Out came a sudden, loud wail, accompanied by
crocodile tears real tears(she clarifies that she used to genuinely cry because she wanted things), and a loud “Ammmaaaaa!“.
I don’t remember how that fight ended, but it did; presumably because our mother might have threatened us both with no dinner.
But my sister had suddenly realized that she was an individual and had the ability to want things.
That’s when my seven year old life became hell. She wanted my clothes. She wanted the plate that I ate out of. She wanted my bed. She also wanted all my notebooks and waterbottles and the ribbons that went on my hair. That’s also when we started fighting everyday.
Our last childish fight was when she suddenly wanted my pretty, pink frock which I had had for a year. She wanted it right then. While I was wearing it. We shouted at each other for an entire hour till the neighbors came to politely explain to us that her son was preparing for a very big exam and we should be good girls and not disturb him.
Our first serious fight was two years later, when she wanted the very expensive Rs.5 spiral shaped ring that I was finally allowed to buy. It was the newest thing. She came barging in while I was showing the ring off to a guest and her daughter and demanded for the ring. I refused. She grabbed at my hand and tried to wrench it out of my finger. I was mortified at the unexpected physical attack, and was in pain. There were guests in the house, I was embarrassed. But this ring was very precious to me. All the cool girls in my school were wearing them, and I finally felt like one of them. I could not let go. I whacked her on the head with a notebook and she pulled my skirt down. We fought for three days.
She had still humiliated me in front of strangers, I had to fix that. So I cleverly engineered a phone call from my friend and talked loudly on the phone about how much I enjoyed Matilda, that I had just finished reading.
Predictably, she demanded, “Akka! Tell me the story! “.
I refused and asked her to read it herself. She was four and a half and understood nothing.
I waited for her to pester me for a while, and then said with a superior air, “Ok, the story is that there is a little girl who develops magical powers. She helps her teacher get back her stuff.”
Magical powers! It set her imagination wild.
“Tell me more!”
“That’s all there is.”
“The story has only two lines?”
She waddled off and got the book, “Look! Look at this page, it has so many lines. Look at that page, it has at least ten lines. See, this line talks about Matilda’s principal.”
“You can read that, right? So why don’t you just read the whole book?”
And with that, I instigated her into locking me inside my room while our parents were out the whole day. I cried and shouted for six hours, but no avail.
When I was let out, I pounced on her. It ended with her torn clothes and my torn homework. That’s was our first physical fight.
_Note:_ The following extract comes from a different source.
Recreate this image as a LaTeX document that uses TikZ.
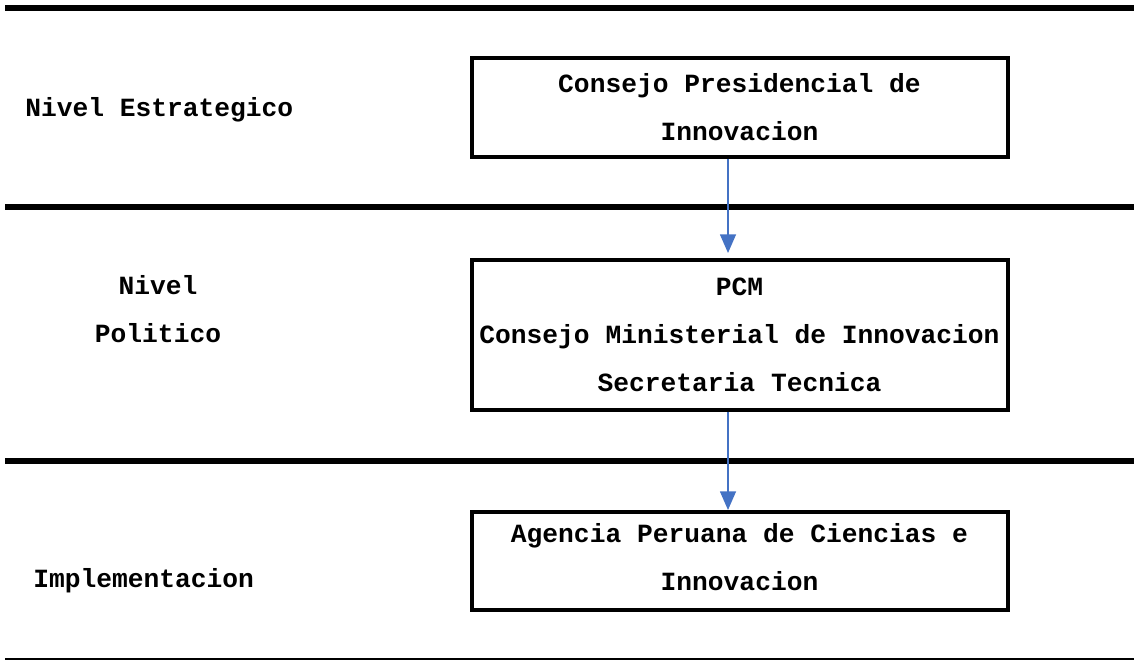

A couple of years later, my sister got a little smarter and used her social manipulative skills, rather than practiced bawling, to get her way. She understood how partial our grandmother was to her. There was a rule put in place by our grandmother when it came to both of us wanting something: “Akka will get two because she is older and you will get one“. This quickly reversed itself one day after my sister came up with the brilliant line, “But I am younger, you loved her longer. Now I need more love as compensation.” , and the young monster would flash her devilish smile at me, relishing her extra rasagollas and pretty much extra everything else for three years.
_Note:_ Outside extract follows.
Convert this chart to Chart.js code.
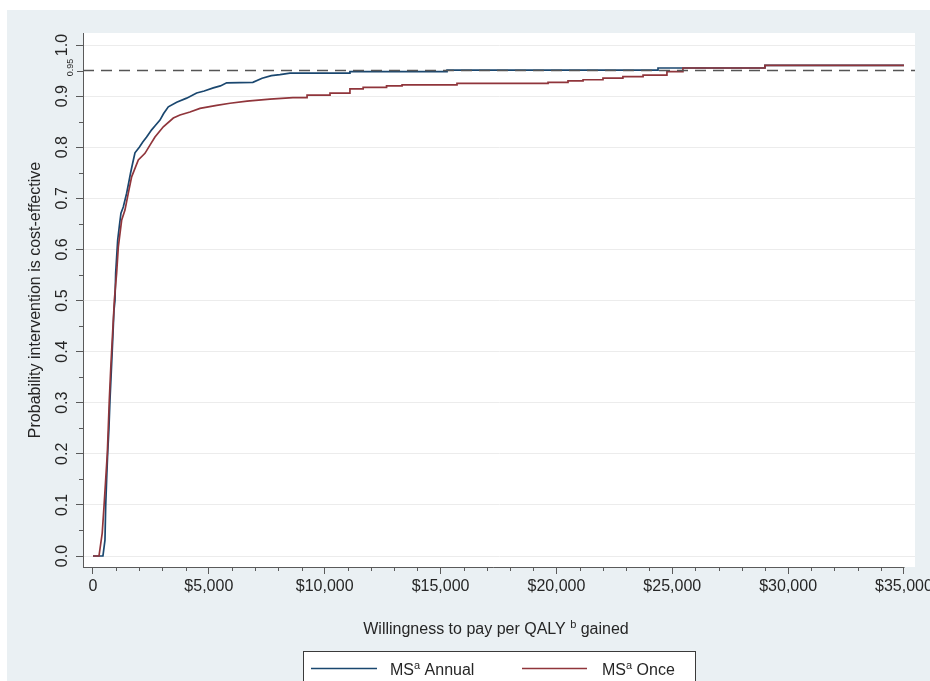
<!DOCTYPE html>
<html>
<head>
<meta charset="utf-8">
<title>Cost-effectiveness acceptability curves</title>
<script src="https://cdn.jsdelivr.net/npm/chart.js@4.4.1/dist/chart.umd.min.js"></script>
<style>
  html, body { margin: 0; padding: 0; background: #ffffff; }
  canvas { display: block; }
</style>
</head>
<body>
<canvas id="ceac" width="930" height="681"></canvas>
<script>
// Curve vertices: willingness to pay ($ per QALY) and the probability that the
// intervention is cost-effective. Where a threshold appears twice, the curve
// steps up at that threshold.
const annualWtp = [0, 430, 518, 548, 590, 634, 690, 734, 800, 860, 906, 950, 980, 1066, 1150, 1208, 1308, 1453, 1540, 1625, 1720, 1813, 2000, 2150, 2316, 2532, 2700, 2892, 3050, 3252, 3612, 4043, 4475, 4800, 5193, 5500, 5770, 6900, 7300, 7700, 8070, 8500, 11090, 11090, 15280, 15280, 24385, 24385, 29000, 29000, 35000];
const annualProb = [0, 0, 0.031, 0.096, 0.15, 0.2, 0.25, 0.305, 0.37, 0.43, 0.48, 0.5, 0.554, 0.618, 0.65, 0.671, 0.683, 0.71, 0.73, 0.75, 0.77, 0.789, 0.8, 0.81, 0.82, 0.834, 0.843, 0.853, 0.866, 0.879, 0.888, 0.896, 0.906, 0.91, 0.916, 0.92, 0.926, 0.927, 0.935, 0.94, 0.942, 0.945, 0.945, 0.948, 0.948, 0.951, 0.951, 0.955, 0.955, 0.96, 0.96];

const onceWtp = [0, 260, 400, 475, 550, 619, 660, 705, 770, 840, 900, 921, 1022, 1094, 1237, 1381, 1525, 1669, 1957, 2244, 2460, 2676, 3036, 3468, 3755, 4187, 4618, 5338, 5913, 6650, 7640, 8630, 9240, 9240, 10230, 10230, 11090, 11090, 11660, 11660, 12670, 12670, 13340, 13340, 15710, 15710, 19640, 19640, 20500, 20500, 21150, 21150, 22010, 22010, 22870, 22870, 23740, 23740, 24770, 24770, 25460, 25460, 29000, 29000, 35000];
const onceProb = [0, 0, 0.045, 0.096, 0.15, 0.2, 0.25, 0.305, 0.37, 0.43, 0.48, 0.5, 0.554, 0.605, 0.657, 0.677, 0.71, 0.742, 0.775, 0.788, 0.804, 0.82, 0.84, 0.857, 0.863, 0.869, 0.876, 0.882, 0.886, 0.89, 0.894, 0.897, 0.897, 0.902, 0.902, 0.906, 0.906, 0.914, 0.914, 0.917, 0.917, 0.92, 0.92, 0.922, 0.922, 0.925, 0.925, 0.927, 0.927, 0.93, 0.93, 0.932, 0.932, 0.935, 0.935, 0.938, 0.938, 0.941, 0.941, 0.948, 0.948, 0.955, 0.955, 0.96, 0.96];

const seriesNames = ['Annual', 'Once'];
const threshold = 0.95;

const xTicks = [0, 5000, 10000, 15000, 20000, 25000, 30000, 35000];
const xMinorTicks = [1000, 2000, 3000, 4000, 6000, 7000, 8000, 9000, 11000, 12000, 13000, 14000, 16000, 17000, 18000, 19000, 21000, 22000, 23000, 24000, 26000, 27000, 28000, 29000, 31000, 32000, 33000, 34000];
const yTicks = [0, 0.1, 0.2, 0.3, 0.4, 0.5, 0.6, 0.7, 0.8, 0.9, 1.0];
const yMinorTicks = [0.05, 0.15, 0.25, 0.35, 0.45, 0.55, 0.65, 0.75, 0.85, 0.95];

const xMin = -430, xMax = 35475;
const yMin = -0.0215, yMax = 1.0235;

const FONT = "'Liberation Sans', Arial, Helvetica, sans-serif";
const TEXT = '#262626';
const AXIS = '#5a5a5a';
const BLUE = '#1a476f';
const RED = '#90353b';

const pairs = (xs, ys) => xs.map((x, i) => ({ x: x, y: ys[i] }));

// Writes a run of text pieces; pieces with `raise` are set as superscripts.
function drawSuperText(ctx, parts, x, y) {
  let cx = x;
  parts.forEach(p => {
    ctx.font = p.size + 'px ' + FONT;
    ctx.fillText(p.text, cx, y - (p.raise || 0));
    cx += ctx.measureText(p.text).width;
  });
  return cx;
}
function superWidth(ctx, parts) {
  let w = 0;
  parts.forEach(p => { ctx.font = p.size + 'px ' + FONT; w += ctx.measureText(p.text).width; });
  return w;
}

const framePlugin = {
  id: 'frame',
  beforeDraw(chart) {
    const { ctx, chartArea: a } = chart;
    ctx.save();
    ctx.fillStyle = '#ffffff';
    ctx.fillRect(0, 0, chart.width, chart.height);
    ctx.fillStyle = 'rgb(234,240,243)';
    ctx.fillRect(7, 10, chart.width - 7, chart.height - 10);
    ctx.fillStyle = '#ffffff';
    ctx.fillRect(a.left, a.top, a.right - a.left, a.bottom - a.top);
    ctx.restore();
  },
  afterDraw(chart) {
    const { ctx, chartArea: a } = chart;
    const xs = chart.scales.x, ys = chart.scales.y;
    ctx.save();
    // x axis line, from the plot edge to the last labelled tick
    ctx.strokeStyle = AXIS;
    ctx.lineWidth = 1;
    ctx.beginPath();
    ctx.moveTo(a.left, a.bottom + 0.5);
    ctx.lineTo(Math.round(xs.getPixelForValue(xTicks[xTicks.length - 1])) + 0.5, a.bottom + 0.5);
    ctx.stroke();
    // minor ticks
    ctx.beginPath();
    xMinorTicks.forEach(v => {
      const px = Math.round(xs.getPixelForValue(v)) + 0.5;
      ctx.moveTo(px, a.bottom);
      ctx.lineTo(px, a.bottom + 4);
    });
    yMinorTicks.forEach(v => {
      const py = Math.round(ys.getPixelForValue(v)) + 0.5;
      ctx.moveTo(a.left, py);
      ctx.lineTo(a.left - (v === threshold ? 6 : 4), py);
    });
    ctx.stroke();

    // small label for the 0.95 reference level
    ctx.fillStyle = TEXT;
    ctx.font = '9px ' + FONT;
    ctx.textAlign = 'center';
    ctx.textBaseline = 'middle';
    ctx.translate(71, ys.getPixelForValue(threshold) - 3);
    ctx.rotate(-Math.PI / 2);
    ctx.fillText(threshold.toFixed(2), 0, 0);
    ctx.restore();

    // x axis title with superscript
    ctx.save();
    ctx.fillStyle = TEXT;
    ctx.textBaseline = 'alphabetic';
    ctx.textAlign = 'left';
    const title = [
      { text: 'Willingness to pay per QALY ', size: 16 },
      { text: 'b', size: 11, raise: 6 },
      { text: ' gained', size: 16 }
    ];
    const tw = superWidth(ctx, title);
    drawSuperText(ctx, title, (a.left + a.right) / 2 - tw / 2 - 3, 634);

    // legend box
    ctx.fillStyle = '#ffffff';
    ctx.fillRect(303.5, 651.5, 392, 40);
    ctx.strokeStyle = '#3a3a3a';
    ctx.lineWidth = 1;
    ctx.strokeRect(303.5, 651.5, 392, 40);
    const items = [
      { color: BLUE, x0: 311, x1: 377, tx: 390, name: seriesNames[0] },
      { color: RED, x0: 522, x1: 587, tx: 602, name: seriesNames[1] }
    ];
    items.forEach(it => {
      ctx.strokeStyle = it.color;
      ctx.lineWidth = 1.6;
      ctx.beginPath();
      ctx.moveTo(it.x0, 668.5);
      ctx.lineTo(it.x1, 668.5);
      ctx.stroke();
      ctx.fillStyle = TEXT;
      drawSuperText(ctx, [
        { text: 'MS', size: 16 },
        { text: 'a', size: 11, raise: 6 },
        { text: ' ' + it.name, size: 16 }
      ], it.tx, 675);
    });
    ctx.restore();
  }
};

new Chart(document.getElementById('ceac'), {
  type: 'line',
  data: {
    datasets: [
      {
        label: 'MS Annual',
        data: pairs(annualWtp, annualProb),
        borderColor: BLUE,
        borderWidth: 1.7,
        pointRadius: 0,
        tension: 0,
        fill: false,
        order: 2
      },
      {
        label: 'MS Once',
        data: pairs(onceWtp, onceProb),
        borderColor: RED,
        borderWidth: 1.7,
        pointRadius: 0,
        tension: 0,
        fill: false,
        order: 1
      },
      {
        label: 'Threshold',
        data: [{ x: xMin, y: threshold }, { x: xMax, y: threshold }],
        borderColor: '#555555',
        borderWidth: 1.4,
        borderDash: [11, 7],
        pointRadius: 0,
        fill: false,
        order: 0
      }
    ]
  },
  options: {
    responsive: false,
    animation: false,
    devicePixelRatio: 1,
    layout: { padding: { top: 33, right: 15, left: 0, bottom: 0 } },
    plugins: {
      legend: { display: false },
      tooltip: { enabled: false }
    },
    scales: {
      x: {
        type: 'linear',
        min: xMin,
        max: xMax,
        afterBuildTicks: s => { s.ticks = xTicks.map(v => ({ value: v })); },
        afterFit: s => { s.height = 114; s.paddingLeft = 0; s.paddingRight = 0; },
        ticks: {
          padding: 3,
          maxRotation: 0,
          autoSkip: false,
          color: TEXT,
          font: { family: FONT, size: 16 },
          callback: v => v === 0 ? '0' : '$' + v.toLocaleString('en-US')
        },
        grid: { drawOnChartArea: false, drawTicks: true, tickLength: 7, tickColor: AXIS },
        border: { display: false }
      },
      y: {
        type: 'linear',
        min: yMin,
        max: yMax,
        afterBuildTicks: s => { s.ticks = yTicks.map(v => ({ value: v })); },
        afterFit: s => { s.width = 83; s.paddingTop = 0; s.paddingBottom = 0; },
        ticks: {
          padding: 2,
          minRotation: 90,
          maxRotation: 90,
          crossAlign: 'center',
          autoSkip: false,
          color: TEXT,
          font: { family: FONT, size: 16 },
          callback: v => v.toFixed(1)
        },
        grid: { color: '#ececec', lineWidth: 1, tickLength: 7, tickColor: AXIS },
        border: { display: true, color: AXIS, width: 1 },
        title: {
          display: true,
          text: 'Probability intervention is cost-effective',
          color: TEXT,
          font: { family: FONT, size: 16 },
          padding: { top: 26, bottom: 0 }
        }
      }
    }
  },
  plugins: [framePlugin]
});
</script>
</body>
</html>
When she turned nine, she could comprehend the devious tactic of extracting revenge.
I was fifteen at the time, and had a mega huge crush on Nick Carter, as most closeted gay boys did. (I was not a closeted gay boy.) There was super cute poster of Backstreet Boys on my wall that I adored. She knew this. The house had also just gotten its first desktop, and I was allowed to spend evenings playing Chip’s Challenge while my sister would sit beside me and watch. She didn’t know how to play it and when it was her turn to sit on the computer, would randomly press maniacally on keys that made our mother a little neurotic.
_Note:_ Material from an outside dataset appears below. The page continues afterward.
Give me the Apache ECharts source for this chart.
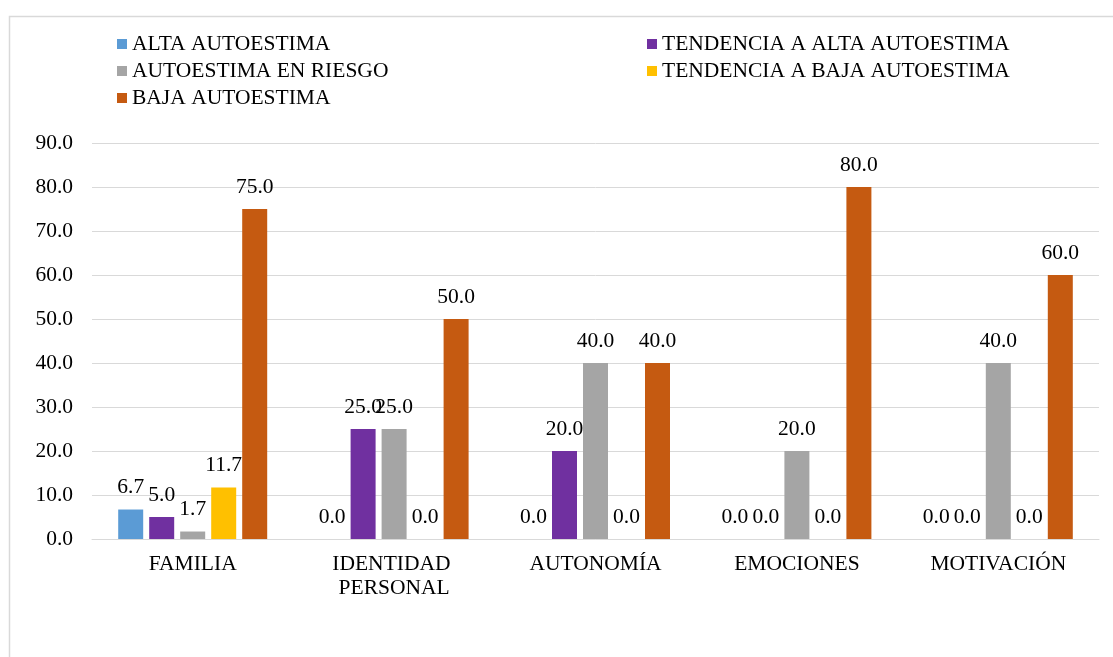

One evening, after being forbidden from bouncing tennis balls off the walls, she decided it would be super fun to throw the mouse ball at the walls instead. The fact that it bounced off the wall and hit her on the face every time didn’t seem to deter her. My asking her to stop resulted in the ball being thrown at my face. I promptly complained to amma and she was punished. She was asked to either stand on a piece of tile and not move out of the square for as long as possible, or apologize to me. She adamantly chose the former. I watched over her and decided to annoy her by turning off the light. She, being the scaredy cat she is, shouted loudly in the dark and ran into the wall and hit her head. She decided with new vigor that she had to get back at me for this incident.
The little devil plotted her vengeance all night. When I was in school the next day, she went straight for Nick’s pretty face. When I came back home, Nick Carter looked like he had toothpaste foam all over his mouth. She had heavily scratched on his face with a pen.
I had never felt rage like that before. I marched to her, shouting, and whipped her with a towel. She retaliated. We fought, and fought. And fought. We skipped dinner and fought. We fought for two days. After incessant screaming matches and hair tugging, further torn clothes and shampoo dripping down our faces, it was decided that we would sleep in the same room. It was also the longest time I went without speaking to her- two months. That’s also when we stopped physically hitting each other because she had grown too strong for me.
Soon, I moved out to study and both of us grew up- or so I like to believe. But I always had things she wanted. Or she always wanted things I had. Now, I have come to realize that our choices are so similar that both these things effectively mean the same. We have maturely switched over from wanting each others’ clothes to sharing them, keeping them for months or a year or two at a time and switching, like adults. Many material objects have tested our bonds of understanding, but we’ve been strong and careful. She’s also learnt the art of compromise.
“Akka, I want the Danbo. You leave this with me and get a new one.”
Blast from the past.
“No Sharan, you cannot have it, sorry! It’s a gift. ”
What could have been a Seldon Crisis, however, was deftly averted by her own creativity, when she decided the best retort to my refusal was actually making her own Danbo, much to my hesitant chagrin and reluctant pride.